# INFORMATION PROVIDED
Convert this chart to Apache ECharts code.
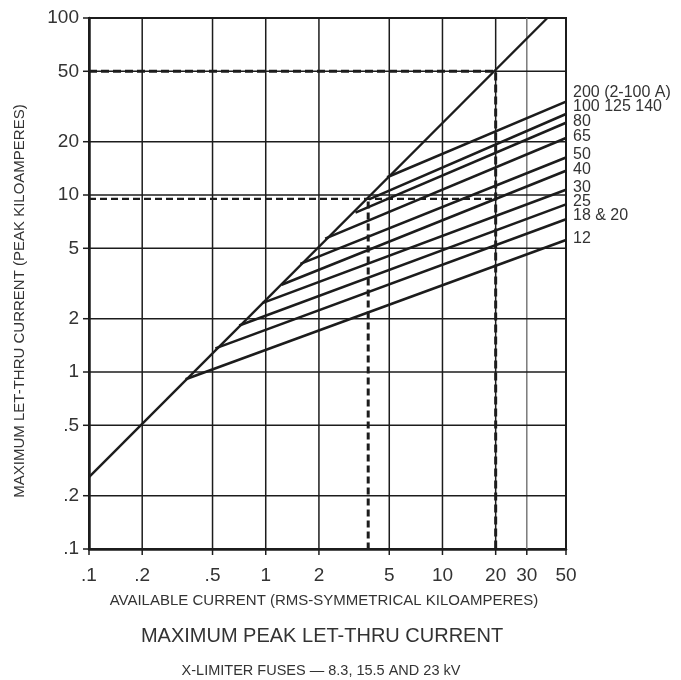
<!DOCTYPE html>
<html><head><meta charset="utf-8">
<script src="https://cdn.jsdelivr.net/npm/echarts@6/dist/echarts.min.js"></script>
<style>html,body{margin:0;padding:0;background:#fff}#c{width:681px;height:680px}</style>
</head><body><div id="c"></div>
<script>
// ---- data ----
const xTicks = [0.1, 0.2, 0.5, 1, 2, 5, 10, 20, 30, 50];
const xTickLabels = ['.1', '.2', '.5', '1', '2', '5', '10', '20', '30', '50'];
const yTicks = [0.1, 0.2, 0.5, 1, 2, 5, 10, 20, 50, 100];
const yTickLabels = ['.1', '.2', '.5', '1', '2', '5', '10', '20', '50', '100'];

// envelope (symmetrical-to-peak) line
const envelopeX = [0.1, 39.2];
const envelopeY = [0.255, 100];

// fuse ratings, each line runs from its start on the envelope to 50 kA
const fuseLabels = ['200 (2-100 A)', '100 125 140', '80', '65', '50', '40', '30', '25', '18 & 20', '12'];
const fuseStartX = [4.86, 3.84, 3.22, 2.17, 1.57, 1.23, 0.955, 0.708, 0.519, 0.352];
const fuseStartY = [12.6, 9.44, 7.95, 5.67, 4.08, 3.11, 2.45, 1.83, 1.36, 0.91];
const fuseEndX = 50;
const fuseEndY = [33.7, 28.7, 25.6, 21.0, 16.3, 13.7, 10.7, 8.85, 7.3, 5.57];

// example dashed reading lines
const dashA_X = [0.1, 20, 20];
const dashA_Y = [50, 50, 0.1];
const dashB_X = [0.1, 20];
const dashB_Y = [9.5, 9.5];
const dashC_X = [3.8, 3.8];
const dashC_Y = [9.2, 0.1];

// ---- layout / style ----
const X_MIN = 0.1, X_MAX = 50, Y_MIN = 0.1, Y_MAX = 100;
const FONT = 'Liberation Sans, Arial, Helvetica, sans-serif';
const INK = '#1c1c1c';
const TXT = '#333333';
const labelYpx = [92.7, 106.7, 121.7, 136.7, 155, 169.3, 187.3, 201.7, 216, 239];

const zip = (xs, ys) => xs.map((x, i) => [x, ys[i]]);

const chart = echarts.init(document.getElementById('c'), null, {renderer: 'canvas'});

const series = [];

// grid lines + ticks + labels for x
series.push({
  type: 'custom', silent: true, z: 1, clip: false,
  data: xTicks.map(v => [v, Y_MIN]),
  encode: {x: 0, y: 1},
  renderItem(params, api) {
    const v = api.value(0);
    const b = api.coord([v, Y_MIN]);
    const t = api.coord([v, Y_MAX]);
    const ch = [];
    if (v > X_MIN && v < X_MAX) {
      ch.push({type: 'line', shape: {x1: b[0], y1: b[1], x2: t[0], y2: t[1]},
        style: {stroke: v === 30 ? '#7a7a7a' : INK, lineWidth: 1.5}});
    }
    ch.push({type: 'line', shape: {x1: b[0], y1: b[1], x2: b[0], y2: b[1] + 6},
      style: {stroke: INK, lineWidth: 1.5}});
    ch.push({type: 'text', x: b[0], y: b[1] + 27,
      style: {text: xTickLabels[params.dataIndex], align: 'center', verticalAlign: 'middle',
        font: '19px ' + FONT, fill: TXT}});
    return {type: 'group', children: ch};
  }
});

// grid lines + ticks + labels for y
series.push({
  type: 'custom', silent: true, z: 1, clip: false,
  data: yTicks.map(v => [X_MIN, v]),
  encode: {x: 0, y: 1},
  renderItem(params, api) {
    const v = api.value(1);
    const l = api.coord([X_MIN, v]);
    const r = api.coord([X_MAX, v]);
    const ch = [];
    if (v > Y_MIN && v < Y_MAX) {
      ch.push({type: 'line', shape: {x1: l[0], y1: l[1], x2: r[0], y2: r[1]},
        style: {stroke: INK, lineWidth: 1.5}});
    }
    ch.push({type: 'line', shape: {x1: l[0] - 6, y1: l[1], x2: l[0], y2: l[1]},
      style: {stroke: INK, lineWidth: 1.5}});
    ch.push({type: 'text', x: l[0] - 10, y: l[1],
      style: {text: yTickLabels[params.dataIndex], align: 'right', verticalAlign: 'middle',
        font: '19px ' + FONT, fill: TXT}});
    return {type: 'group', children: ch};
  }
});

const lineSeries = (data, width, type, z) => ({
  type: 'line', data, symbol: 'none', showSymbol: false, silent: true, z: z || 3,
  animation: false,
  lineStyle: {color: INK, width, type: type || 'solid', cap: 'butt'}
});

series.push(lineSeries(zip(envelopeX, envelopeY), 2.4));
fuseStartX.forEach((sx, i) => {
  series.push(lineSeries([[sx, fuseStartY[i]], [fuseEndX, fuseEndY[i]]], 2.6));
});
series.push(lineSeries(zip(dashA_X, dashA_Y), 3, [8, 4], 4));
series.push(lineSeries(zip(dashB_X, dashB_Y), 2.2, [7, 4], 4));
series.push(lineSeries(zip(dashC_X, dashC_Y), 3, [7, 4], 4));

const graphics = fuseLabels.map((t, i) => ({
  type: 'text', left: 573, top: labelYpx[i] - 8,
  style: {text: t, font: '16px ' + FONT, fill: TXT}
}));
graphics.push({
  type: 'text', x: 324, y: 601,
  style: {text: 'AVAILABLE CURRENT (RMS-SYMMETRICAL KILOAMPERES)', align: 'center', verticalAlign: 'middle',
    font: '15px ' + FONT, fill: TXT}
});
graphics.push({
  type: 'text', x: 20, y: 301, rotation: Math.PI / 2,
  style: {text: 'MAXIMUM LET-THRU CURRENT (PEAK KILOAMPERES)', align: 'center', verticalAlign: 'middle',
    font: '15px ' + FONT, fill: TXT}
});
graphics.push({
  type: 'text', x: 322, y: 636,
  style: {text: 'MAXIMUM PEAK LET-THRU CURRENT', align: 'center', verticalAlign: 'middle',
    font: '20px ' + FONT, fill: TXT}
});
graphics.push({
  type: 'text', x: 321, y: 671,
  style: {text: 'X-LIMITER FUSES \u2014 8.3, 15.5 AND 23 kV', align: 'center', verticalAlign: 'middle',
    font: '14.5px ' + FONT, fill: TXT}
});

chart.setOption({
  animation: false,
  backgroundColor: '#ffffff',
  grid: {left: 89, top: 18, width: 477, height: 531, show: true, borderColor: INK, borderWidth: 2, containLabel: false},
  xAxis: {type: 'log', logBase: 10, min: X_MIN, max: X_MAX,
    axisLine: {show: true, lineStyle: {color: INK, width: 2.5}},
    axisTick: {show: false}, axisLabel: {show: false}, splitLine: {show: false}},
  yAxis: {type: 'log', logBase: 10, min: Y_MIN, max: Y_MAX,
    axisLine: {show: true, lineStyle: {color: INK, width: 2.5}},
    axisTick: {show: false}, axisLabel: {show: false}, splitLine: {show: false}},
  series,
  graphic: graphics
});
</script>
</body></html>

# EXERCISE INSTRUCTIONS
Your copy of the data above should match it exactly, except that pictures are left out.

# FINISHED EXERCISE
Convert this chart to Apache ECharts code.
<!DOCTYPE html>
<html><head><meta charset="utf-8">
<script src="https://cdn.jsdelivr.net/npm/echarts@6/dist/echarts.min.js"></script>
<style>html,body{margin:0;padding:0;background:#fff}#c{width:681px;height:680px}</style>
</head><body><div id="c"></div>
<script>
// ---- data ----
const xTicks = [0.1, 0.2, 0.5, 1, 2, 5, 10, 20, 30, 50];
const xTickLabels = ['.1', '.2', '.5', '1', '2', '5', '10', '20', '30', '50'];
const yTicks = [0.1, 0.2, 0.5, 1, 2, 5, 10, 20, 50, 100];
const yTickLabels = ['.1', '.2', '.5', '1', '2', '5', '10', '20', '50', '100'];

// envelope (symmetrical-to-peak) line
const envelopeX = [0.1, 39.2];
const envelopeY = [0.255, 100];

// fuse ratings, each line runs from its start on the envelope to 50 kA
const fuseLabels = ['200 (2-100 A)', '100 125 140', '80', '65', '50', '40', '30', '25', '18 & 20', '12'];
const fuseStartX = [4.86, 3.84, 3.22, 2.17, 1.57, 1.23, 0.955, 0.708, 0.519, 0.352];
const fuseStartY = [12.6, 9.44, 7.95, 5.67, 4.08, 3.11, 2.45, 1.83, 1.36, 0.91];
const fuseEndX = 50;
const fuseEndY = [33.7, 28.7, 25.6, 21.0, 16.3, 13.7, 10.7, 8.85, 7.3, 5.57];

// example dashed reading lines
const dashA_X = [0.1, 20, 20];
const dashA_Y = [50, 50, 0.1];
const dashB_X = [0.1, 20];
const dashB_Y = [9.5, 9.5];
const dashC_X = [3.8, 3.8];
const dashC_Y = [9.2, 0.1];

// ---- layout / style ----
const X_MIN = 0.1, X_MAX = 50, Y_MIN = 0.1, Y_MAX = 100;
const FONT = 'Liberation Sans, Arial, Helvetica, sans-serif';
const INK = '#1c1c1c';
const TXT = '#333333';
const labelYpx = [92.7, 106.7, 121.7, 136.7, 155, 169.3, 187.3, 201.7, 216, 239];

const zip = (xs, ys) => xs.map((x, i) => [x, ys[i]]);

const chart = echarts.init(document.getElementById('c'), null, {renderer: 'canvas'});

const series = [];

// grid lines + ticks + labels for x
series.push({
  type: 'custom', silent: true, z: 1, clip: false,
  data: xTicks.map(v => [v, Y_MIN]),
  encode: {x: 0, y: 1},
  renderItem(params, api) {
    const v = api.value(0);
    const b = api.coord([v, Y_MIN]);
    const t = api.coord([v, Y_MAX]);
    const ch = [];
    if (v > X_MIN && v < X_MAX) {
      ch.push({type: 'line', shape: {x1: b[0], y1: b[1], x2: t[0], y2: t[1]},
        style: {stroke: v === 30 ? '#7a7a7a' : INK, lineWidth: 1.5}});
    }
    ch.push({type: 'line', shape: {x1: b[0], y1: b[1], x2: b[0], y2: b[1] + 6},
      style: {stroke: INK, lineWidth: 1.5}});
    ch.push({type: 'text', x: b[0], y: b[1] + 27,
      style: {text: xTickLabels[params.dataIndex], align: 'center', verticalAlign: 'middle',
        font: '19px ' + FONT, fill: TXT}});
    return {type: 'group', children: ch};
  }
});

// grid lines + ticks + labels for y
series.push({
  type: 'custom', silent: true, z: 1, clip: false,
  data: yTicks.map(v => [X_MIN, v]),
  encode: {x: 0, y: 1},
  renderItem(params, api) {
    const v = api.value(1);
    const l = api.coord([X_MIN, v]);
    const r = api.coord([X_MAX, v]);
    const ch = [];
    if (v > Y_MIN && v < Y_MAX) {
      ch.push({type: 'line', shape: {x1: l[0], y1: l[1], x2: r[0], y2: r[1]},
        style: {stroke: INK, lineWidth: 1.5}});
    }
    ch.push({type: 'line', shape: {x1: l[0] - 6, y1: l[1], x2: l[0], y2: l[1]},
      style: {stroke: INK, lineWidth: 1.5}});
    ch.push({type: 'text', x: l[0] - 10, y: l[1],
      style: {text: yTickLabels[params.dataIndex], align: 'right', verticalAlign: 'middle',
        font: '19px ' + FONT, fill: TXT}});
    return {type: 'group', children: ch};
  }
});

const lineSeries = (data, width, type, z) => ({
  type: 'line', data, symbol: 'none', showSymbol: false, silent: true, z: z || 3,
  animation: false,
  lineStyle: {color: INK, width, type: type || 'solid', cap: 'butt'}
});

series.push(lineSeries(zip(envelopeX, envelopeY), 2.4));
fuseStartX.forEach((sx, i) => {
  series.push(lineSeries([[sx, fuseStartY[i]], [fuseEndX, fuseEndY[i]]], 2.6));
});
series.push(lineSeries(zip(dashA_X, dashA_Y), 3, [8, 4], 4));
series.push(lineSeries(zip(dashB_X, dashB_Y), 2.2, [7, 4], 4));
series.push(lineSeries(zip(dashC_X, dashC_Y), 3, [7, 4], 4));

const graphics = fuseLabels.map((t, i) => ({
  type: 'text', left: 573, top: labelYpx[i] - 8,
  style: {text: t, font: '16px ' + FONT, fill: TXT}
}));
graphics.push({
  type: 'text', x: 324, y: 601,
  style: {text: 'AVAILABLE CURRENT (RMS-SYMMETRICAL KILOAMPERES)', align: 'center', verticalAlign: 'middle',
    font: '15px ' + FONT, fill: TXT}
});
graphics.push({
  type: 'text', x: 20, y: 301, rotation: Math.PI / 2,
  style: {text: 'MAXIMUM LET-THRU CURRENT (PEAK KILOAMPERES)', align: 'center', verticalAlign: 'middle',
    font: '15px ' + FONT, fill: TXT}
});
graphics.push({
  type: 'text', x: 322, y: 636,
  style: {text: 'MAXIMUM PEAK LET-THRU CURRENT', align: 'center', verticalAlign: 'middle',
    font: '20px ' + FONT, fill: TXT}
});
graphics.push({
  type: 'text', x: 321, y: 671,
  style: {text: 'X-LIMITER FUSES \u2014 8.3, 15.5 AND 23 kV', align: 'center', verticalAlign: 'middle',
    font: '14.5px ' + FONT, fill: TXT}
});

chart.setOption({
  animation: false,
  backgroundColor: '#ffffff',
  grid: {left: 89, top: 18, width: 477, height: 531, show: true, borderColor: INK, borderWidth: 2, containLabel: false},
  xAxis: {type: 'log', logBase: 10, min: X_MIN, max: X_MAX,
    axisLine: {show: true, lineStyle: {color: INK, width: 2.5}},
    axisTick: {show: false}, axisLabel: {show: false}, splitLine: {show: false}},
  yAxis: {type: 'log', logBase: 10, min: Y_MIN, max: Y_MAX,
    axisLine: {show: true, lineStyle: {color: INK, width: 2.5}},
    axisTick: {show: false}, axisLabel: {show: false}, splitLine: {show: false}},
  series,
  graphic: graphics
});
</script>
</body></html>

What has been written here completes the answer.